Faithfully return all lines, omitting every embedded picture.

— begin DATASET EXCERPT —

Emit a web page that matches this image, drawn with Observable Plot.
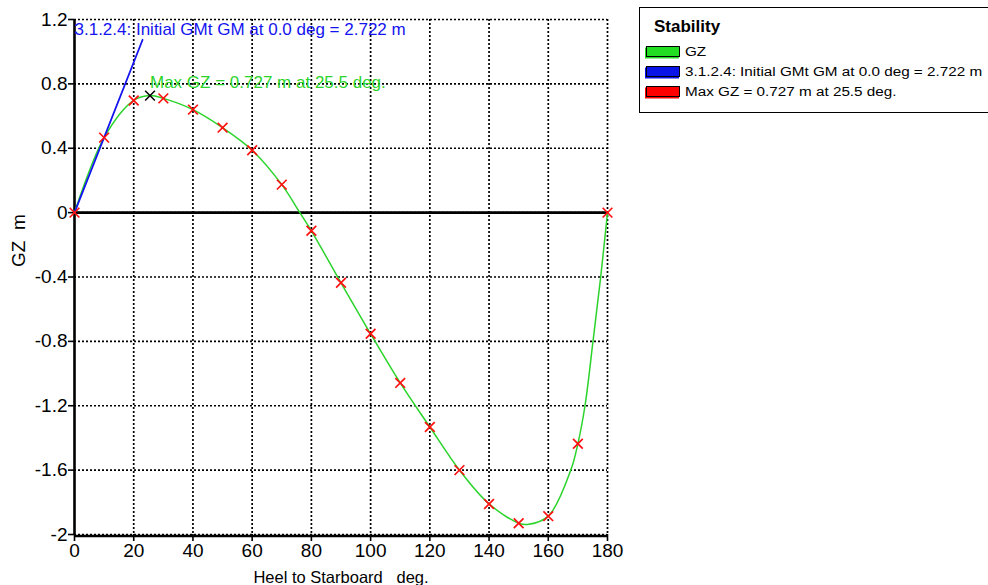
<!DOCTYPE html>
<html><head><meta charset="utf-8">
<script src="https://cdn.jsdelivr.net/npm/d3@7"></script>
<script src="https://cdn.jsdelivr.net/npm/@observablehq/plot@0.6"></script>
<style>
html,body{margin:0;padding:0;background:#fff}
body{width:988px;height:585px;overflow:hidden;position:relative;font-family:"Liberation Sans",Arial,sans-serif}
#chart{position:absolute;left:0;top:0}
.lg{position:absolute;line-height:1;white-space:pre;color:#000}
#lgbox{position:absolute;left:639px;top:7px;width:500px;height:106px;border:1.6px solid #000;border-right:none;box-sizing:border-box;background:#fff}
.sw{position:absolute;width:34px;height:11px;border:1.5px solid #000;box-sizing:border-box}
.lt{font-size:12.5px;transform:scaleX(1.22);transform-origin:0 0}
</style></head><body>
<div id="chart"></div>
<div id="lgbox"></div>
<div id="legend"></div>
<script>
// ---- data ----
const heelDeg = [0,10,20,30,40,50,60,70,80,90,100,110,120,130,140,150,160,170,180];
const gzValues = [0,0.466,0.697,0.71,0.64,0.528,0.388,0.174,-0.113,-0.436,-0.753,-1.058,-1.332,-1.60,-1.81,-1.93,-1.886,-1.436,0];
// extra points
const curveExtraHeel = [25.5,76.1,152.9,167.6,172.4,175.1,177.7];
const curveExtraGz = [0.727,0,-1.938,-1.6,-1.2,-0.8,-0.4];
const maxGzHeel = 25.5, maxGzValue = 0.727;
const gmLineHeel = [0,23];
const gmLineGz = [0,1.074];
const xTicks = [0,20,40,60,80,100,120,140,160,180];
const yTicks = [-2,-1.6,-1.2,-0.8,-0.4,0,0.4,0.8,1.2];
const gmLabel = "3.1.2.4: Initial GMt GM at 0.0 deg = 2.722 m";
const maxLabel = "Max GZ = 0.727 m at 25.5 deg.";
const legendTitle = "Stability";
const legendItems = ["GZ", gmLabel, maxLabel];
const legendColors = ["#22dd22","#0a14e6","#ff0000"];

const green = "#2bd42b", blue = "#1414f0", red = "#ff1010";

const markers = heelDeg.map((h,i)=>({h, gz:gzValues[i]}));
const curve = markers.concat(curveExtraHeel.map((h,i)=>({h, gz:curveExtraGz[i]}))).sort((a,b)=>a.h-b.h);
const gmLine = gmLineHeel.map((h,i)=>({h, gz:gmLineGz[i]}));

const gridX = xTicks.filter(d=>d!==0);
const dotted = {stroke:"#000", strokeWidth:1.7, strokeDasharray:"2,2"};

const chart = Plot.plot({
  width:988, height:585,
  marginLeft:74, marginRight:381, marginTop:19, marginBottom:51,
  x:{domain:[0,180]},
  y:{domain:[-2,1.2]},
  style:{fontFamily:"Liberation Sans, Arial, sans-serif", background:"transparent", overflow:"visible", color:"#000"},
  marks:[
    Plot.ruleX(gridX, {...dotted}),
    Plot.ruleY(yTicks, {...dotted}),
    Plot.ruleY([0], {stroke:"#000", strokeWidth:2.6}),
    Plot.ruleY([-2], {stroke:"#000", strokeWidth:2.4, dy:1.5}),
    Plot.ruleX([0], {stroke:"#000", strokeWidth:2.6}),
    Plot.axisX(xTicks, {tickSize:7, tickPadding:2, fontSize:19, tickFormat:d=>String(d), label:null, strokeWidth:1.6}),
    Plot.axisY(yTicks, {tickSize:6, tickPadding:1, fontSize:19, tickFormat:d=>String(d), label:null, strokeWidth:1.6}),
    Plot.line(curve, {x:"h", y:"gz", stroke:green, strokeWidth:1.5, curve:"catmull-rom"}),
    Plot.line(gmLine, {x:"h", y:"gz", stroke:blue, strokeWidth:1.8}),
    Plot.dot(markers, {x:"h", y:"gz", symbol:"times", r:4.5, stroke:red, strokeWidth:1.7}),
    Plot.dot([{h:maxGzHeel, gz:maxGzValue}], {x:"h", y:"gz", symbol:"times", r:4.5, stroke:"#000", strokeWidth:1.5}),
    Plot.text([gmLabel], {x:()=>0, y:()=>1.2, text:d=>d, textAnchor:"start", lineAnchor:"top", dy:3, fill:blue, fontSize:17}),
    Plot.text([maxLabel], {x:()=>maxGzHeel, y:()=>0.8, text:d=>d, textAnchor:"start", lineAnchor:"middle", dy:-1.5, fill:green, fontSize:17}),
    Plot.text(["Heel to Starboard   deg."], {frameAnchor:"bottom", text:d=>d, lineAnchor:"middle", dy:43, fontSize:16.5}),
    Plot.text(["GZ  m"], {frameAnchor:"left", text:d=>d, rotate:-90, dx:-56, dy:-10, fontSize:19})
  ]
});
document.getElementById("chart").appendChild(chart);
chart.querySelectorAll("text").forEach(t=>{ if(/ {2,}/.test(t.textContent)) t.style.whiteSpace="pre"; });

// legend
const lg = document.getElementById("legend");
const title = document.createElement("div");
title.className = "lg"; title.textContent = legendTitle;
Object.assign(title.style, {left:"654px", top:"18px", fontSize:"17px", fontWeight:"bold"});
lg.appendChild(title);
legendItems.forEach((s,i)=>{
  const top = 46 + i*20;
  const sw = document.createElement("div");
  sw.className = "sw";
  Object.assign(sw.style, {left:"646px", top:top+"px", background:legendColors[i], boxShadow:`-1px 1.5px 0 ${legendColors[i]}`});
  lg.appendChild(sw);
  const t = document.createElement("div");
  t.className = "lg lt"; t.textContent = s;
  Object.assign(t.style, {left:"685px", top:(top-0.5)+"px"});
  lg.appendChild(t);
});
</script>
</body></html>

— end DATASET EXCERPT —

=== COMPLETED EXERCISE ===
Emit a web page that matches this image, drawn with Observable Plot.
<!DOCTYPE html>
<html><head><meta charset="utf-8">
<script src="https://cdn.jsdelivr.net/npm/d3@7"></script>
<script src="https://cdn.jsdelivr.net/npm/@observablehq/plot@0.6"></script>
<style>
html,body{margin:0;padding:0;background:#fff}
body{width:988px;height:585px;overflow:hidden;position:relative;font-family:"Liberation Sans",Arial,sans-serif}
#chart{position:absolute;left:0;top:0}
.lg{position:absolute;line-height:1;white-space:pre;color:#000}
#lgbox{position:absolute;left:639px;top:7px;width:500px;height:106px;border:1.6px solid #000;border-right:none;box-sizing:border-box;background:#fff}
.sw{position:absolute;width:34px;height:11px;border:1.5px solid #000;box-sizing:border-box}
.lt{font-size:12.5px;transform:scaleX(1.22);transform-origin:0 0}
</style></head><body>
<div id="chart"></div>
<div id="lgbox"></div>
<div id="legend"></div>
<script>
// ---- data ----
const heelDeg = [0,10,20,30,40,50,60,70,80,90,100,110,120,130,140,150,160,170,180];
const gzValues = [0,0.466,0.697,0.71,0.64,0.528,0.388,0.174,-0.113,-0.436,-0.753,-1.058,-1.332,-1.60,-1.81,-1.93,-1.886,-1.436,0];
// extra points
const curveExtraHeel = [25.5,76.1,152.9,167.6,172.4,175.1,177.7];
const curveExtraGz = [0.727,0,-1.938,-1.6,-1.2,-0.8,-0.4];
const maxGzHeel = 25.5, maxGzValue = 0.727;
const gmLineHeel = [0,23];
const gmLineGz = [0,1.074];
const xTicks = [0,20,40,60,80,100,120,140,160,180];
const yTicks = [-2,-1.6,-1.2,-0.8,-0.4,0,0.4,0.8,1.2];
const gmLabel = "3.1.2.4: Initial GMt GM at 0.0 deg = 2.722 m";
const maxLabel = "Max GZ = 0.727 m at 25.5 deg.";
const legendTitle = "Stability";
const legendItems = ["GZ", gmLabel, maxLabel];
const legendColors = ["#22dd22","#0a14e6","#ff0000"];

const green = "#2bd42b", blue = "#1414f0", red = "#ff1010";

const markers = heelDeg.map((h,i)=>({h, gz:gzValues[i]}));
const curve = markers.concat(curveExtraHeel.map((h,i)=>({h, gz:curveExtraGz[i]}))).sort((a,b)=>a.h-b.h);
const gmLine = gmLineHeel.map((h,i)=>({h, gz:gmLineGz[i]}));

const gridX = xTicks.filter(d=>d!==0);
const dotted = {stroke:"#000", strokeWidth:1.7, strokeDasharray:"2,2"};

const chart = Plot.plot({
  width:988, height:585,
  marginLeft:74, marginRight:381, marginTop:19, marginBottom:51,
  x:{domain:[0,180]},
  y:{domain:[-2,1.2]},
  style:{fontFamily:"Liberation Sans, Arial, sans-serif", background:"transparent", overflow:"visible", color:"#000"},
  marks:[
    Plot.ruleX(gridX, {...dotted}),
    Plot.ruleY(yTicks, {...dotted}),
    Plot.ruleY([0], {stroke:"#000", strokeWidth:2.6}),
    Plot.ruleY([-2], {stroke:"#000", strokeWidth:2.4, dy:1.5}),
    Plot.ruleX([0], {stroke:"#000", strokeWidth:2.6}),
    Plot.axisX(xTicks, {tickSize:7, tickPadding:2, fontSize:19, tickFormat:d=>String(d), label:null, strokeWidth:1.6}),
    Plot.axisY(yTicks, {tickSize:6, tickPadding:1, fontSize:19, tickFormat:d=>String(d), label:null, strokeWidth:1.6}),
    Plot.line(curve, {x:"h", y:"gz", stroke:green, strokeWidth:1.5, curve:"catmull-rom"}),
    Plot.line(gmLine, {x:"h", y:"gz", stroke:blue, strokeWidth:1.8}),
    Plot.dot(markers, {x:"h", y:"gz", symbol:"times", r:4.5, stroke:red, strokeWidth:1.7}),
    Plot.dot([{h:maxGzHeel, gz:maxGzValue}], {x:"h", y:"gz", symbol:"times", r:4.5, stroke:"#000", strokeWidth:1.5}),
    Plot.text([gmLabel], {x:()=>0, y:()=>1.2, text:d=>d, textAnchor:"start", lineAnchor:"top", dy:3, fill:blue, fontSize:17}),
    Plot.text([maxLabel], {x:()=>maxGzHeel, y:()=>0.8, text:d=>d, textAnchor:"start", lineAnchor:"middle", dy:-1.5, fill:green, fontSize:17}),
    Plot.text(["Heel to Starboard   deg."], {frameAnchor:"bottom", text:d=>d, lineAnchor:"middle", dy:43, fontSize:16.5}),
    Plot.text(["GZ  m"], {frameAnchor:"left", text:d=>d, rotate:-90, dx:-56, dy:-10, fontSize:19})
  ]
});
document.getElementById("chart").appendChild(chart);
chart.querySelectorAll("text").forEach(t=>{ if(/ {2,}/.test(t.textContent)) t.style.whiteSpace="pre"; });

// legend
const lg = document.getElementById("legend");
const title = document.createElement("div");
title.className = "lg"; title.textContent = legendTitle;
Object.assign(title.style, {left:"654px", top:"18px", fontSize:"17px", fontWeight:"bold"});
lg.appendChild(title);
legendItems.forEach((s,i)=>{
  const top = 46 + i*20;
  const sw = document.createElement("div");
  sw.className = "sw";
  Object.assign(sw.style, {left:"646px", top:top+"px", background:legendColors[i], boxShadow:`-1px 1.5px 0 ${legendColors[i]}`});
  lg.appendChild(sw);
  const t = document.createElement("div");
  t.className = "lg lt"; t.textContent = s;
  Object.assign(t.style, {left:"685px", top:(top-0.5)+"px"});
  lg.appendChild(t);
});
</script>
</body></html>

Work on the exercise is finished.